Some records
Start

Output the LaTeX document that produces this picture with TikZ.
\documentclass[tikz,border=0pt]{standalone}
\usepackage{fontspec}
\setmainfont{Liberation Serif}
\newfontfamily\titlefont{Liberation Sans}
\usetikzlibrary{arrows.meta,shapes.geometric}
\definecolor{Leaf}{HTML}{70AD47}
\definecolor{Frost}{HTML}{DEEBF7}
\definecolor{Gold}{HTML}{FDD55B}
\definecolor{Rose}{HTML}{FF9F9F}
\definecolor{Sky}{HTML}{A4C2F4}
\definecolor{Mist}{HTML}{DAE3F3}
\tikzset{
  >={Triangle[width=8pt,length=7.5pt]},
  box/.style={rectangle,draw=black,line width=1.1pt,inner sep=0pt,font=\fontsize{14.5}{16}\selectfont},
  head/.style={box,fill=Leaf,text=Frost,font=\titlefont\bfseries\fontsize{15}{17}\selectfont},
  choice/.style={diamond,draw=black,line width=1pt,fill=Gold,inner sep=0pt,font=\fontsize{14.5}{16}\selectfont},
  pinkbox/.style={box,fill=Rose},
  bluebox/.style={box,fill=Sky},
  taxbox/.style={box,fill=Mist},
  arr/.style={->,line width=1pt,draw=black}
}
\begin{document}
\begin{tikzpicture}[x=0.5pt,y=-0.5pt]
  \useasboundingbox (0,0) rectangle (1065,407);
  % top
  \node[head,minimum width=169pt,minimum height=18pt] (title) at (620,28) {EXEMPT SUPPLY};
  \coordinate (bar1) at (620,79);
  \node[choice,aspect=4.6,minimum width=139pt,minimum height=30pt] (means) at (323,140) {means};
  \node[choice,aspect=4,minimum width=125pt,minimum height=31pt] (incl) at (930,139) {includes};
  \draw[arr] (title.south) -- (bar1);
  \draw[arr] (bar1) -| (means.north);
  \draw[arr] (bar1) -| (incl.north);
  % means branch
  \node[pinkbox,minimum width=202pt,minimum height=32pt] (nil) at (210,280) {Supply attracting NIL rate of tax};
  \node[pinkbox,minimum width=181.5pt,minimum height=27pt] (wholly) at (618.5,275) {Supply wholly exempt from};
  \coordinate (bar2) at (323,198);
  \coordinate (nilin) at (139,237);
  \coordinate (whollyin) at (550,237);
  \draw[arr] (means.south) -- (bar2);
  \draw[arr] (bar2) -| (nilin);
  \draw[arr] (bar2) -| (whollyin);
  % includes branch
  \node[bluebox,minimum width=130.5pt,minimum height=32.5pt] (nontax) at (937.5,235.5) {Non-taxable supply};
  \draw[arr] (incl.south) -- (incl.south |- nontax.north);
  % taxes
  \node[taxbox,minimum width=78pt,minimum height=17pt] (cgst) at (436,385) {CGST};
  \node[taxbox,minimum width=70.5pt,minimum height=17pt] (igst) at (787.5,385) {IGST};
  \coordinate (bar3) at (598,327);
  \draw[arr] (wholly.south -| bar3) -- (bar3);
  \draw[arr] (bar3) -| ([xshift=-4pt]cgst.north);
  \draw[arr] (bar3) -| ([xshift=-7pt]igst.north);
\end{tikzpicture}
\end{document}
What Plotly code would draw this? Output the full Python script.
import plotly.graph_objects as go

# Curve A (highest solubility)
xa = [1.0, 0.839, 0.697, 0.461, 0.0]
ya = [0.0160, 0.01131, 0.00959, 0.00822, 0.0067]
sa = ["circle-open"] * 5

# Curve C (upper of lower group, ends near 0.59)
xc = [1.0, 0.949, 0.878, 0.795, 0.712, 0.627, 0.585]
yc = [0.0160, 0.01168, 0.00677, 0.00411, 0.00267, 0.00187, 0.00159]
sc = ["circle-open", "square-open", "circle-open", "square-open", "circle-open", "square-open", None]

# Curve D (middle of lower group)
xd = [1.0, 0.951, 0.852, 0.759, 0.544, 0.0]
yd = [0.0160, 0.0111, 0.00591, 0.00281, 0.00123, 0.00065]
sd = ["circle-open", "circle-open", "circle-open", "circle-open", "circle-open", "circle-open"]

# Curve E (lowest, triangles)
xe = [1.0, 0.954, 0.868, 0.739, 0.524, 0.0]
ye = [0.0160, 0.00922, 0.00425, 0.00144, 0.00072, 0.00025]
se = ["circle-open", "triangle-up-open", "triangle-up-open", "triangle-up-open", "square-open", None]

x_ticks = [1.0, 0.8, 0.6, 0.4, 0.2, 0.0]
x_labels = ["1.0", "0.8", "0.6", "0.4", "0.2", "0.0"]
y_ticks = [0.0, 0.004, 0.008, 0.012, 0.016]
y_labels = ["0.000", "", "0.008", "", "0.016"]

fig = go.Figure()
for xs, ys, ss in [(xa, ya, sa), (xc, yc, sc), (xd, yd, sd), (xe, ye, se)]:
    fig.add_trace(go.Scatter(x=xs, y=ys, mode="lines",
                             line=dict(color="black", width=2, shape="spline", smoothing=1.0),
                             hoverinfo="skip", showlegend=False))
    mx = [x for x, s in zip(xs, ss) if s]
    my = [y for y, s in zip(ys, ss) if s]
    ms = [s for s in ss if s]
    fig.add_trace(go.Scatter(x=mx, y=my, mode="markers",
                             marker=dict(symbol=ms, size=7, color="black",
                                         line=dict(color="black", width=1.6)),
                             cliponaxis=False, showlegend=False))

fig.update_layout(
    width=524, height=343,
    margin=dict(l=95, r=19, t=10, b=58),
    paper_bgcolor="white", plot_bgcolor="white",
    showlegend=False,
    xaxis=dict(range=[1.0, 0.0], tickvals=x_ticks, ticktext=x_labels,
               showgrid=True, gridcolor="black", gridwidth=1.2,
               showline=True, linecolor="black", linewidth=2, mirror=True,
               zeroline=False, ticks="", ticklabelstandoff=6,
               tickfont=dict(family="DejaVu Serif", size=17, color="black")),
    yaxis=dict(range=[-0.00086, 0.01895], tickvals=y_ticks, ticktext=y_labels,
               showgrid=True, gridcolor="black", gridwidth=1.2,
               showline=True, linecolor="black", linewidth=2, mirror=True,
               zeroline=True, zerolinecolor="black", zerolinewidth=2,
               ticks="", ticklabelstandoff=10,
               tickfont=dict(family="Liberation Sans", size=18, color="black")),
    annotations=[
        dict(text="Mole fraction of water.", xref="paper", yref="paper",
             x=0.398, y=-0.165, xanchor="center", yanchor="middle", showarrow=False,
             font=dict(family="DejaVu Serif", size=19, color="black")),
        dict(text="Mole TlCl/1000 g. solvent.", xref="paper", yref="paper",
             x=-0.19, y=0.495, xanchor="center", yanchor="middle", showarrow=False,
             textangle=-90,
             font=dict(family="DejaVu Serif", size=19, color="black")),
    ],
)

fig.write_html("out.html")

End

• **EXERCISE BRIEF**:
Write the whole listing out again. Keep every line exactly as it is.

• **THE OUTPUT**:
Output the LaTeX document that produces this picture with TikZ.
\documentclass[tikz,border=0pt]{standalone}
\usepackage{fontspec}
\setmainfont{Liberation Serif}
\newfontfamily\titlefont{Liberation Sans}
\usetikzlibrary{arrows.meta,shapes.geometric}
\definecolor{Leaf}{HTML}{70AD47}
\definecolor{Frost}{HTML}{DEEBF7}
\definecolor{Gold}{HTML}{FDD55B}
\definecolor{Rose}{HTML}{FF9F9F}
\definecolor{Sky}{HTML}{A4C2F4}
\definecolor{Mist}{HTML}{DAE3F3}
\tikzset{
  >={Triangle[width=8pt,length=7.5pt]},
  box/.style={rectangle,draw=black,line width=1.1pt,inner sep=0pt,font=\fontsize{14.5}{16}\selectfont},
  head/.style={box,fill=Leaf,text=Frost,font=\titlefont\bfseries\fontsize{15}{17}\selectfont},
  choice/.style={diamond,draw=black,line width=1pt,fill=Gold,inner sep=0pt,font=\fontsize{14.5}{16}\selectfont},
  pinkbox/.style={box,fill=Rose},
  bluebox/.style={box,fill=Sky},
  taxbox/.style={box,fill=Mist},
  arr/.style={->,line width=1pt,draw=black}
}
\begin{document}
\begin{tikzpicture}[x=0.5pt,y=-0.5pt]
  \useasboundingbox (0,0) rectangle (1065,407);
  % top
  \node[head,minimum width=169pt,minimum height=18pt] (title) at (620,28) {EXEMPT SUPPLY};
  \coordinate (bar1) at (620,79);
  \node[choice,aspect=4.6,minimum width=139pt,minimum height=30pt] (means) at (323,140) {means};
  \node[choice,aspect=4,minimum width=125pt,minimum height=31pt] (incl) at (930,139) {includes};
  \draw[arr] (title.south) -- (bar1);
  \draw[arr] (bar1) -| (means.north);
  \draw[arr] (bar1) -| (incl.north);
  % means branch
  \node[pinkbox,minimum width=202pt,minimum height=32pt] (nil) at (210,280) {Supply attracting NIL rate of tax};
  \node[pinkbox,minimum width=181.5pt,minimum height=27pt] (wholly) at (618.5,275) {Supply wholly exempt from};
  \coordinate (bar2) at (323,198);
  \coordinate (nilin) at (139,237);
  \coordinate (whollyin) at (550,237);
  \draw[arr] (means.south) -- (bar2);
  \draw[arr] (bar2) -| (nilin);
  \draw[arr] (bar2) -| (whollyin);
  % includes branch
  \node[bluebox,minimum width=130.5pt,minimum height=32.5pt] (nontax) at (937.5,235.5) {Non-taxable supply};
  \draw[arr] (incl.south) -- (incl.south |- nontax.north);
  % taxes
  \node[taxbox,minimum width=78pt,minimum height=17pt] (cgst) at (436,385) {CGST};
  \node[taxbox,minimum width=70.5pt,minimum height=17pt] (igst) at (787.5,385) {IGST};
  \coordinate (bar3) at (598,327);
  \draw[arr] (wholly.south -| bar3) -- (bar3);
  \draw[arr] (bar3) -| ([xshift=-4pt]cgst.north);
  \draw[arr] (bar3) -| ([xshift=-7pt]igst.north);
\end{tikzpicture}
\end{document}
What Plotly code would draw this? Output the full Python script.
import plotly.graph_objects as go

# Curve A (highest solubility)
xa = [1.0, 0.839, 0.697, 0.461, 0.0]
ya = [0.0160, 0.01131, 0.00959, 0.00822, 0.0067]
sa = ["circle-open"] * 5

# Curve C (upper of lower group, ends near 0.59)
xc = [1.0, 0.949, 0.878, 0.795, 0.712, 0.627, 0.585]
yc = [0.0160, 0.01168, 0.00677, 0.00411, 0.00267, 0.00187, 0.00159]
sc = ["circle-open", "square-open", "circle-open", "square-open", "circle-open", "square-open", None]

# Curve D (middle of lower group)
xd = [1.0, 0.951, 0.852, 0.759, 0.544, 0.0]
yd = [0.0160, 0.0111, 0.00591, 0.00281, 0.00123, 0.00065]
sd = ["circle-open", "circle-open", "circle-open", "circle-open", "circle-open", "circle-open"]

# Curve E (lowest, triangles)
xe = [1.0, 0.954, 0.868, 0.739, 0.524, 0.0]
ye = [0.0160, 0.00922, 0.00425, 0.00144, 0.00072, 0.00025]
se = ["circle-open", "triangle-up-open", "triangle-up-open", "triangle-up-open", "square-open", None]

x_ticks = [1.0, 0.8, 0.6, 0.4, 0.2, 0.0]
x_labels = ["1.0", "0.8", "0.6", "0.4", "0.2", "0.0"]
y_ticks = [0.0, 0.004, 0.008, 0.012, 0.016]
y_labels = ["0.000", "", "0.008", "", "0.016"]

fig = go.Figure()
for xs, ys, ss in [(xa, ya, sa), (xc, yc, sc), (xd, yd, sd), (xe, ye, se)]:
    fig.add_trace(go.Scatter(x=xs, y=ys, mode="lines",
                             line=dict(color="black", width=2, shape="spline", smoothing=1.0),
                             hoverinfo="skip", showlegend=False))
    mx = [x for x, s in zip(xs, ss) if s]
    my = [y for y, s in zip(ys, ss) if s]
    ms = [s for s in ss if s]
    fig.add_trace(go.Scatter(x=mx, y=my, mode="markers",
                             marker=dict(symbol=ms, size=7, color="black",
                                         line=dict(color="black", width=1.6)),
                             cliponaxis=False, showlegend=False))

fig.update_layout(
    width=524, height=343,
    margin=dict(l=95, r=19, t=10, b=58),
    paper_bgcolor="white", plot_bgcolor="white",
    showlegend=False,
    xaxis=dict(range=[1.0, 0.0], tickvals=x_ticks, ticktext=x_labels,
               showgrid=True, gridcolor="black", gridwidth=1.2,
               showline=True, linecolor="black", linewidth=2, mirror=True,
               zeroline=False, ticks="", ticklabelstandoff=6,
               tickfont=dict(family="DejaVu Serif", size=17, color="black")),
    yaxis=dict(range=[-0.00086, 0.01895], tickvals=y_ticks, ticktext=y_labels,
               showgrid=True, gridcolor="black", gridwidth=1.2,
               showline=True, linecolor="black", linewidth=2, mirror=True,
               zeroline=True, zerolinecolor="black", zerolinewidth=2,
               ticks="", ticklabelstandoff=10,
               tickfont=dict(family="Liberation Sans", size=18, color="black")),
    annotations=[
        dict(text="Mole fraction of water.", xref="paper", yref="paper",
             x=0.398, y=-0.165, xanchor="center", yanchor="middle", showarrow=False,
             font=dict(family="DejaVu Serif", size=19, color="black")),
        dict(text="Mole TlCl/1000 g. solvent.", xref="paper", yref="paper",
             x=-0.19, y=0.495, xanchor="center", yanchor="middle", showarrow=False,
             textangle=-90,
             font=dict(family="DejaVu Serif", size=19, color="black")),
    ],
)

fig.write_html("out.html")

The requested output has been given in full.